Diane Giffey was there with her mom, Ella Davis, and son, Ian Giffey, 1. Mrs. Giffey said they’re not buying — yet.

“You see, I know the system,” said Mrs. Giffey. “We come down the day-after to check out the bargains ... then we come back in the coming days and weeks to watch the prices get lower and lower on what we’re interested in.” Nothing like tips from an expert bargain hunter.

Three girls at The Rare Rose kiosk were “ooo-ing” and “ahhh-ing” the ring section. They turned out to be the distaff side of the Dudder family of Seabeck — mom, Vicki, and daughters Jacualyn, 13, and Michele, 12.

“No exchanges today,” said mom. “We’re mostly here for the bargains. The girls have decided to spend their Christmas money today — I get to hold the bags,” she said smiling.

The clerk at The Rare Rose commented that the crowds seemed about the same as before Christmas. “We’ve been making a lot more sales — only one return today.”

Sue Hawk of Bremerton was relaxing on a bench in the Mall’s causeway. She’d had enough walking for one day.

“I still have the flu,” she said. “I’m just not into this. But I’m here with my son and his girlfriend.” She said they were bargain hunting “Using my gift certificates.”

At the Piercing Pagoda, clerk Dixie Self of Silverdale was showing necklaces and rings to Gaitha Stanton, 90, of Port Angeles, and to Stanton’s daughter-in-law, Jan Stanton.

The elder Mrs. Stanton had a scooter-type wheelchair next to her, but she was up and standing and pouring over the jewelry. She glanced back at her scooter and commented “That’s how I get around.”

As for the larger department stores:

A clerk at Gottschalks (who declined to be named) said “For us there’s been a lot of exchanges and sales — about equal. We’ve had a few returns, but most liked exchanging things for bargains.

Mike Mage of Silverdale was exchanging a belt for some shirts.

“It wasn’t the right color or style,” he said. But I’m mostly buying — biggest discounts of the year.”

At the Naturium, clerk Rhiannon Collopy said the store, which specializes in unusual gifts and toys, had about as many exchanges as new sales. The store is featuring 50 percent off on selected items.

Many stores had similar offers — 50 percent off on selected items — designed to pull customers in for other sales.

At Sears, clerks Lea Winkler of Bremerton and Jessica Burrows of Silverdale were busy refolding and tagging clothing for clearance sales later.

From their standpoint, “There’s been a lot of returns,” said the two, who admitted they were working up a sweat with all the work.

Stacey Ames, spokeswoman for the Mall, said their computerized people-counters indicated about 30,000 “bodies” had entered the Mall as of 4:10 p.m. Dec. 26.

“It’ll probably go up to 45,000 by closing at 10 p.m.,” she said.

She didn’t know how many exchanges, refunds or new purchases had occurred that day throughout the Mall. Such a break-down might take a few days.

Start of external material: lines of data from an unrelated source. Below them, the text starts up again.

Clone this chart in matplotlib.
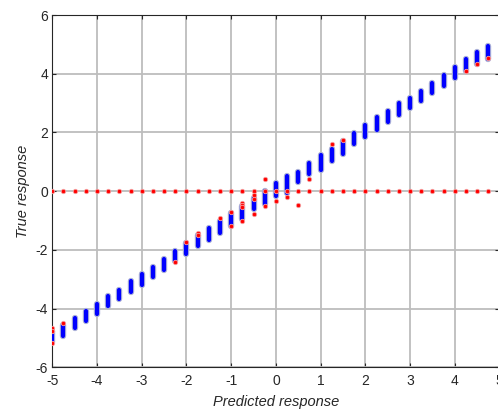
import matplotlib.pyplot as plt
import matplotlib.patheffects as pe

plt.rcParams['font.family'] = ['Liberation Sans', 'DejaVu Sans']
plt.rcParams['axes.unicode_minus'] = False

# predicted response bins (x) and spread of true response (blue bars)
pred_x = [-5, -4.75, -4.5, -4.25, -4, -3.75, -3.5, -3.25, -3, -2.75,
          -2.5, -2.25, -2, -1.75, -1.5, -1.25, -1, -0.75, -0.5, -0.25,
          0, 0.25, 0.5, 0.75, 1, 1.25, 1.5, 1.75, 2, 2.25,
          2.5, 2.75, 3, 3.25, 3.5, 3.75, 4, 4.25, 4.5, 4.75]
blue_lo = [-5.15, -4.95, -4.67, -4.41, -4.18, -3.91, -3.69, -3.44, -3.2, -2.93,
           -2.68, -2.39, -2.13, -1.88, -1.66, -1.42, -1.17, -0.95, -0.62, -0.45,
           -0.17, -0.05, 0.31, 0.57, 0.73, 1.03, 1.27, 1.61, 1.84, 2.1,
           2.35, 2.6, 2.82, 3.08, 3.33, 3.59, 3.84, 4.08, 4.32, 4.51]
blue_hi = [-4.75, -4.55, -4.32, -4.09, -3.84, -3.58, -3.35, -3.05, -2.82, -2.58,
           -2.31, -2.04, -1.78, -1.5, -1.24, -1.0, -0.75, -0.5, -0.22, 0.0,
           0.29, 0.5, 0.67, 0.95, 1.24, 1.44, 1.72, 1.98, 2.24, 2.51,
           2.74, 3.0, 3.19, 3.42, 3.7, 3.96, 4.23, 4.5, 4.73, 4.93]

# red points with true response 0 at every predicted bin
zero_x = pred_x
zero_y = [0] * len(pred_x)

# other red points near the diagonal
red_x = [-5, -5, -5, -4.75, -2.25, -2, -1.75, -1.75, -1.25, -1, -1,
         -0.75, -0.75, -0.75, -0.75, -0.5, -0.5, -0.5, -0.25, -0.25,
         0, 0.25, 0.5, 0.75, 1.25, 1.5, 4.25, 4.5, 4.75]
red_y = [-4.65, -4.75, -5.18, -4.5, -2.4, -1.72, -1.43, -1.5, -0.93, -0.7, -1.19,
         -0.4, -0.47, -0.55, -1.0, -0.12, -0.25, -0.79, 0.42, -0.51,
         -0.32, -0.19, -0.48, 0.4, 1.6, 1.75, 4.1, 4.32, 4.52]

fig = plt.figure(figsize=(4.98, 4.12), dpi=100)
ax = fig.add_axes([0.105, 0.1085, 0.898, 0.855])

ax.grid(True, color='#bdbdbd', linewidth=1.3)
ax.set_axisbelow(True)

bars = ax.vlines(pred_x, blue_lo, blue_hi, colors='#0000ff', linewidth=3.0, zorder=3)
bars.set_capstyle('round')
bars.set_path_effects([pe.Stroke(linewidth=4.6, foreground='#aab0d8'), pe.Normal()])

ax.scatter(zero_x, zero_y, s=10, color='#ff0000', edgecolors='#f5a0a0',
           linewidths=0.6, zorder=4)
ax.scatter(red_x, red_y, s=10, color='#ff0000', edgecolors='#f5a0a0',
           linewidths=0.6, zorder=4)

ax.set_xlim(-5, 5)
ax.set_ylim(-6, 6)
ax.set_xticks([-5, -4, -3, -2, -1, 0, 1, 2, 3, 4, 5])
ax.set_yticks([-6, -4, -2, 0, 2, 4, 6])
ax.tick_params(direction='in', length=3, width=0.8, colors='#262626',
               labelsize=10, top=True, right=True)
ax.tick_params(axis='x', pad=5)
ax.tick_params(axis='y', pad=3)
for s in ax.spines.values():
    s.set_color('#262626')
    s.set_linewidth(0.8)

ax.set_xlabel('Predicted response', fontsize=10.5, style='italic', color='#262626', labelpad=5)
ax.set_ylabel('True response', fontsize=10.5, style='italic', color='#262626', labelpad=4)

fig.savefig('out.png', dpi=100)
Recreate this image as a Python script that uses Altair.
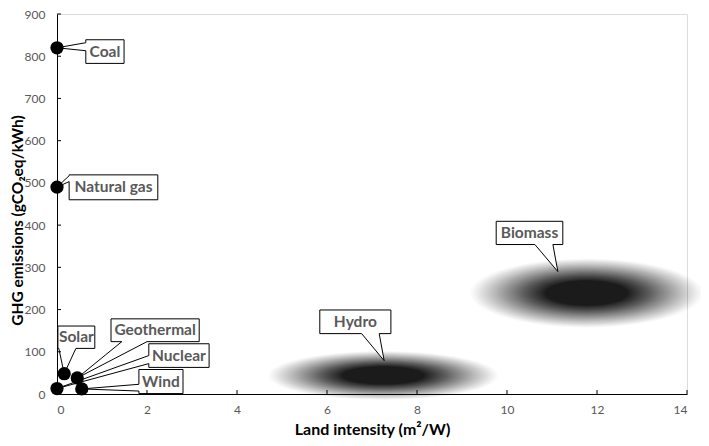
import altair as alt
import pandas as pd

# ---------------- data ----------------
sources = ["Coal", "Natural gas", "Solar", "Geothermal", "Nuclear", "Wind"]
land_intensity = [0.0, 0.0, 0.16, 0.45, 0.0, 0.55]
ghg = [820, 490, 48, 38, 13, 12]

range_sources = ["Hydro", "Biomass"]
range_land = [7.25, 11.77]
range_ghg = [44, 239]
range_land_half = [2.55, 2.58]
range_ghg_half = [58, 82]

x_ticks = [0, 2, 4, 6, 8, 10, 12, 14]
y_ticks = [0, 100, 200, 300, 400, 500, 600, 700, 800, 900]

# ---------------- callout layout (data units) ----------------
callout_names = ["Coal", "Natural gas", "Solar", "Geothermal", "Nuclear", "Wind", "Hydro", "Biomass"]
box_x1 = [0.64, 0.27, 0.02, 1.20, 2.04, 1.82, 5.84, 9.76]
box_x2 = [1.49, 2.24, 0.84, 3.16, 3.38, 2.80, 7.42, 11.24]
box_y1 = [783, 460, 108, 124, 63, 1, 143, 354]
box_y2 = [839, 519, 161, 178, 119, 58, 199, 409]
tail_side = ["left", "left", "bottom", "bottom", "left", "left", "bottom", "bottom"]
tail_a = [832, 517, 0.04, 1.44, 91, 23, 6.77, 10.62]
tail_b = [813, 503, 0.42, 2.00, 72, 7, 7.16, 11.02]
tip_x = land_intensity + [7.27, 11.13]
tip_y = ghg + [79, 290]

# ---------------- geometry / style ----------------
WIDTH, HEIGHT = 630, 380
X_MAX, Y_MAX = 14, 900
PX = WIDTH / X_MAX
PY = HEIGHT / Y_MAX
FONT = "Lato"
GREY = "#595959"

# shaded ellipses: concentric translucent symbols
N_LEVELS, CORE, DMAX, GAMMA = 32, 0.36, 0.88, 1.1
K = 0.5523
ell_rows = []
for name, cx, cy, sx, sy in zip(range_sources, range_land, range_ghg, range_land_half, range_ghg_half):
    hw = sx * PX
    hh = sy * PY
    a = hh / hw
    ka = K * a
    path = (f"M-1,0 C-1,{-ka:.4f} {-K},{-a:.4f} 0,{-a:.4f} "
            f"C{K},{-a:.4f} 1,{-ka:.4f} 1,0 "
            f"C1,{ka:.4f} {K},{a:.4f} 0,{a:.4f} "
            f"C{-K},{a:.4f} -1,{ka:.4f} -1,0 Z")
    prev = 0.0
    for k in range(N_LEVELS):
        s = 1 - (1 - CORE) * k / (N_LEVELS - 1)
        d = DMAX * ((k + 1) / N_LEVELS) ** GAMMA
        op = 1 - (1 - d) / (1 - prev)
        prev = d
        ell_rows.append(dict(name=name, x=cx, y=cy, size=(2 * hw * s) ** 2, shape=path, op=op, lvl=k))
ell_df = pd.DataFrame(ell_rows)

poly_rows = []
for i, nm in enumerate(callout_names):
    x1, x2, y1, y2 = box_x1[i], box_x2[i], box_y1[i], box_y2[i]
    lo, hi = min(tail_a[i], tail_b[i]), max(tail_a[i], tail_b[i])
    tx, ty = tip_x[i], tip_y[i]
    if tail_side[i] == "left":
        verts = [(x1, y2), (x2, y2), (x2, y1), (x1, y1), (x1, lo), (tx, ty), (x1, hi)]
    else:
        verts = [(x1, y2), (x2, y2), (x2, y1), (hi, y1), (tx, ty), (lo, y1), (x1, y1)]
    for j, (vx, vy) in enumerate(verts):
        poly_rows.append(dict(name=nm, i=j, x=vx, y=vy))
poly_df = pd.DataFrame(poly_rows)

text_df = pd.DataFrame({
    "name": callout_names,
    "x": [(a + b) / 2 for a, b in zip(box_x1, box_x2)],
    "y": [(a + b) / 2 for a, b in zip(box_y1, box_y2)],
})
pts_df = pd.DataFrame({"name": sources, "x": land_intensity, "y": ghg})
xt_df = pd.DataFrame({"x": x_ticks[1:]})
yt_df = pd.DataFrame({"y": y_ticks[1:]})

x_axis = alt.Axis(values=x_ticks, title="Land intensity (m²/W)", grid=False, ticks=False, tickSize=0,
                  labelPadding=10, labelFont=FONT, labelFontSize=12, labelColor=GREY,
                  domainColor="black", domainWidth=1,
                  titleFont=FONT, titleFontSize=16, titleFontWeight="bold", titleColor="black",
                  titleY=40, titleBaseline="alphabetic")
y_axis = alt.Axis(values=y_ticks, title="GHG emissions (gCO₂eq/kWh)", grid=False, ticks=False, tickSize=0,
                  labelPadding=12, labelFont=FONT, labelFontSize=12, labelColor=GREY,
                  domainColor="black", domainWidth=1,
                  titleFont=FONT, titleFontSize=15.5, titleFontWeight="bold", titleColor="black",
                  titleAngle=270, titleX=-40, titleY=206, titleBaseline="middle", titleAlign="center")

xs = alt.Scale(domain=[0, X_MAX], nice=False, zero=False)
ys = alt.Scale(domain=[0, Y_MAX], nice=False, zero=False)
X = alt.X("x:Q", scale=xs, axis=x_axis)
Y = alt.Y("y:Q", scale=ys, axis=y_axis)

ellipses = alt.Chart(ell_df).mark_point(filled=True, color="black", strokeWidth=0).encode(
    x=X, y=Y,
    shape=alt.Shape("shape:N", scale=None),
    size=alt.Size("size:Q", scale=None),
    opacity=alt.Opacity("op:Q", scale=None),
    detail="lvl:O",
)

callouts = alt.Chart(poly_df).mark_line(
    interpolate="linear-closed", fill="white", stroke="black", strokeWidth=1
).encode(x=X, y=Y, detail="name:N", order="i:Q")

labels = alt.Chart(text_df).mark_text(
    font=FONT, fontSize=15.5, fontWeight="bold", color=GREY, align="center", baseline="middle"
).encode(x=X, y=Y, text="name:N")

points = alt.Chart(pts_df).mark_circle(size=175, color="black", opacity=1).encode(x=X, y=Y)

xticks = alt.Chart(xt_df).mark_rule(color="black", strokeWidth=1).encode(
    x=X, y=alt.value(HEIGHT), y2=alt.value(HEIGHT - 4))
yticks = alt.Chart(yt_df).mark_rule(color="black", strokeWidth=1).encode(
    y=Y, x=alt.value(0), x2=alt.value(4))

chart = alt.layer(ellipses, callouts, labels, points, xticks, yticks).properties(
    width=WIDTH, height=HEIGHT,
    autosize=alt.AutoSizeParams(type="none"),
    padding={"left": 49, "top": 6, "right": 14, "bottom": 44},
).configure_view(stroke=None).configure(background="white")

chart.save("out.html", embed_options={"renderer": "svg", "actions": False})
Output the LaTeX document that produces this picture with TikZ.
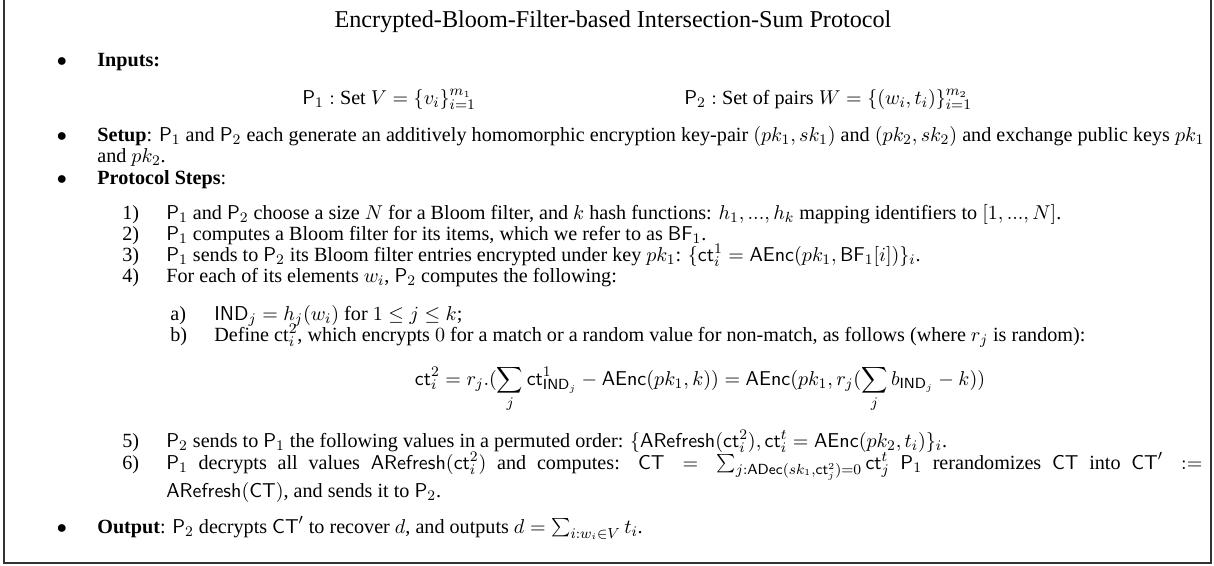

“There were a lot of long lines out there,” she said.

Prior to the sales season, which began the first weekend after Thanksgiving (Nov. 30-Dec. 1) retailers feared a sagging U.S. economy, and five-day shorter shopping season, would make for fewer customers and fewer sales. However, things turned out to be as busy or busier than last year.

No sales totals were available. Favorite items this year included remote-controlled little toy cars, flat-screen “plasma” TVs, surround-sound home theaters, tools, DVDs, karaoke machines, and digital cameras, said retailers.